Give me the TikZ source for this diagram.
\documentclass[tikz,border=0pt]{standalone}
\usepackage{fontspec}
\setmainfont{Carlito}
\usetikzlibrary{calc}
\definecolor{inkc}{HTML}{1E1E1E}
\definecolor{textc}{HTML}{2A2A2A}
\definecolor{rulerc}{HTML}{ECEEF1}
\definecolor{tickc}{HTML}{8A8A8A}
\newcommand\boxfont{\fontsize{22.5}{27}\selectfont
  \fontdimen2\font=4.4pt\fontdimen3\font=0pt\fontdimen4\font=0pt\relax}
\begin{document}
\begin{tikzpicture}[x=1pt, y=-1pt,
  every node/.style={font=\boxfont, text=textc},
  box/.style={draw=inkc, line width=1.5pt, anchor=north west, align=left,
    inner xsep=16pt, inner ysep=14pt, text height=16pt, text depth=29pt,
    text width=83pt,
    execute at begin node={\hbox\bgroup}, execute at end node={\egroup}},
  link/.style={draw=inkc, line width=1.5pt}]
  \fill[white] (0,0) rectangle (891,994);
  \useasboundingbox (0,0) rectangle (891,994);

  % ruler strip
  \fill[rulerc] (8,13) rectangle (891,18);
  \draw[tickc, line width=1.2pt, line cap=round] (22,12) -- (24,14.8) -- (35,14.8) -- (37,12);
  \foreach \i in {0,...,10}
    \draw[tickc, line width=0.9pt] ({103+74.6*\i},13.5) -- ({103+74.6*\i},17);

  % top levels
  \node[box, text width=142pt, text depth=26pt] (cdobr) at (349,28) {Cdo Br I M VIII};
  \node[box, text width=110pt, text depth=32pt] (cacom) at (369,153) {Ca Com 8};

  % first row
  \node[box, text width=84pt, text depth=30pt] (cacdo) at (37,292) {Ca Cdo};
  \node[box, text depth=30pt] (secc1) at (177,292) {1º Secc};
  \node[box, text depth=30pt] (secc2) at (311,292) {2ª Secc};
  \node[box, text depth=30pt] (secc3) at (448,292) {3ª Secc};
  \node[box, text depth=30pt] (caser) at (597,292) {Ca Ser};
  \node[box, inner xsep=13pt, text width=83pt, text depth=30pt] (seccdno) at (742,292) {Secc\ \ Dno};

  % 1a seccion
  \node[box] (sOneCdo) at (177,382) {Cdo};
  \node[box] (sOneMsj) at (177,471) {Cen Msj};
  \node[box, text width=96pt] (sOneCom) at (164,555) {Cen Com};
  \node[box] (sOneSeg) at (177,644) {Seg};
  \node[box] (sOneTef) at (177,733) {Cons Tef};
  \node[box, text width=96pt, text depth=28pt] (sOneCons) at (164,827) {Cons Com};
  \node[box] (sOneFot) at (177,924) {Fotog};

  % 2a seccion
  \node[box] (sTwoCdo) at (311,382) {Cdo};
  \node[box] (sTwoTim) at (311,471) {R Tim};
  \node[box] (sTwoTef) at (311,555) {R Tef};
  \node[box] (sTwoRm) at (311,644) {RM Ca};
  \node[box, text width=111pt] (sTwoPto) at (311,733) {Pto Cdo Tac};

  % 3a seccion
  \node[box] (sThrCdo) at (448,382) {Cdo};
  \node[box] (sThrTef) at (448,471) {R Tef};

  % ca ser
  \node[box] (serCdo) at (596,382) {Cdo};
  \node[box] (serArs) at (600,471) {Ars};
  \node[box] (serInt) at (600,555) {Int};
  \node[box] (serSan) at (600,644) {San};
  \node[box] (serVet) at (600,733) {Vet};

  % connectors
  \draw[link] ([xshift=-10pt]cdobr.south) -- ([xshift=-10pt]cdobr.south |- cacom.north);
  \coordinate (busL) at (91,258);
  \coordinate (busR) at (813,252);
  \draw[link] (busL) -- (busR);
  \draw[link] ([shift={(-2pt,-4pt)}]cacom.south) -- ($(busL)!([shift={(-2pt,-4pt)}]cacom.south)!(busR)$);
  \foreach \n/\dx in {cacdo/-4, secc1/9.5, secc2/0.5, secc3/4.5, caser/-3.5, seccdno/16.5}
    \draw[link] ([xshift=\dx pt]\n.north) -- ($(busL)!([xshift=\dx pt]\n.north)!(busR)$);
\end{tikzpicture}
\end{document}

* * *

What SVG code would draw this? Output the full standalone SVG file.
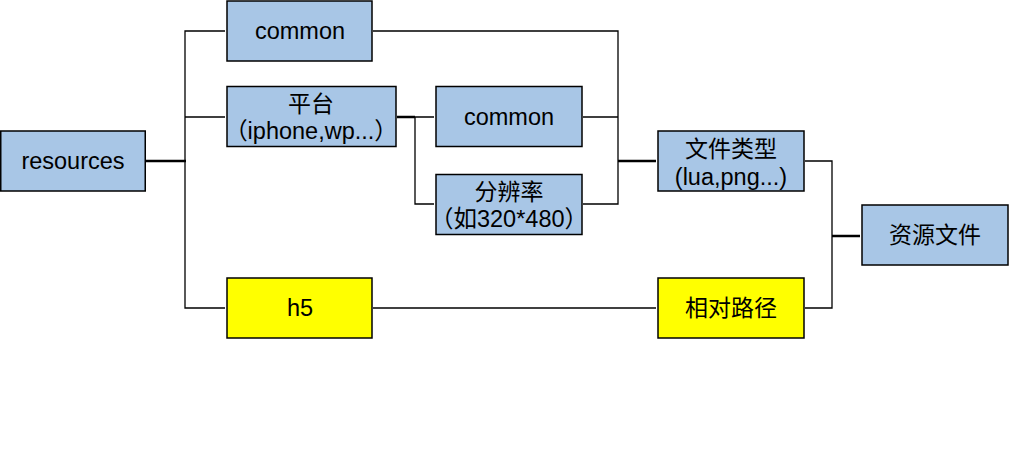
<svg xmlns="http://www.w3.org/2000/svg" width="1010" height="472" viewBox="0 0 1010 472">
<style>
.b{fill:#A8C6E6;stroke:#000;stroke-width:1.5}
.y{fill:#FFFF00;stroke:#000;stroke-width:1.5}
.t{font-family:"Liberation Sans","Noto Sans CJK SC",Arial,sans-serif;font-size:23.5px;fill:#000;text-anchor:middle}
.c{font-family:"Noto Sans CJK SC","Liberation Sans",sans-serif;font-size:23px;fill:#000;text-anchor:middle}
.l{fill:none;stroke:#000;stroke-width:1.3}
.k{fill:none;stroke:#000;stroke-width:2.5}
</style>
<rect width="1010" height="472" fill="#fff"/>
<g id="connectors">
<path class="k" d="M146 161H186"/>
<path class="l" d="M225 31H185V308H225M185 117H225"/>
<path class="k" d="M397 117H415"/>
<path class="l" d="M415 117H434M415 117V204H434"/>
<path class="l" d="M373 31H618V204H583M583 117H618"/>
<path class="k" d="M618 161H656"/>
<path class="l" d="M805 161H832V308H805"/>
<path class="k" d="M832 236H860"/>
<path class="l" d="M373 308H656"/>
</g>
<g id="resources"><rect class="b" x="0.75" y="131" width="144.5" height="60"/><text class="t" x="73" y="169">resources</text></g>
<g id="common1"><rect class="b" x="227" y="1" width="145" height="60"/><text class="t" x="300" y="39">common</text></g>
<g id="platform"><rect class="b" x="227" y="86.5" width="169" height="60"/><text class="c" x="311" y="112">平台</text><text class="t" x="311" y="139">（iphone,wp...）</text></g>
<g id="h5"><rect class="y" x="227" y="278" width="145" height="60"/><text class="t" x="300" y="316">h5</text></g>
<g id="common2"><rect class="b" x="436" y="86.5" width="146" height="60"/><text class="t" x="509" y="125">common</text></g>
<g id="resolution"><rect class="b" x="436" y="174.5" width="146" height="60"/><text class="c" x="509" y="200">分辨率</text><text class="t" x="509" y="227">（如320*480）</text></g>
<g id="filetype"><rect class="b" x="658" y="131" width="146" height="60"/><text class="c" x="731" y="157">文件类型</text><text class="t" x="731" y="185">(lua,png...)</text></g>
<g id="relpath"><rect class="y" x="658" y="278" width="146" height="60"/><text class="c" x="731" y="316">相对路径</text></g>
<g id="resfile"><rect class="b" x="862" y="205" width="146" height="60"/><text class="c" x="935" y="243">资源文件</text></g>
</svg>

● **Work required**
Pull out all lines in the data above that include "standalone".

● **The result**
\documentclass[tikz,border=0pt]{standalone}
What SVG code would draw this? Output the full standalone SVG file.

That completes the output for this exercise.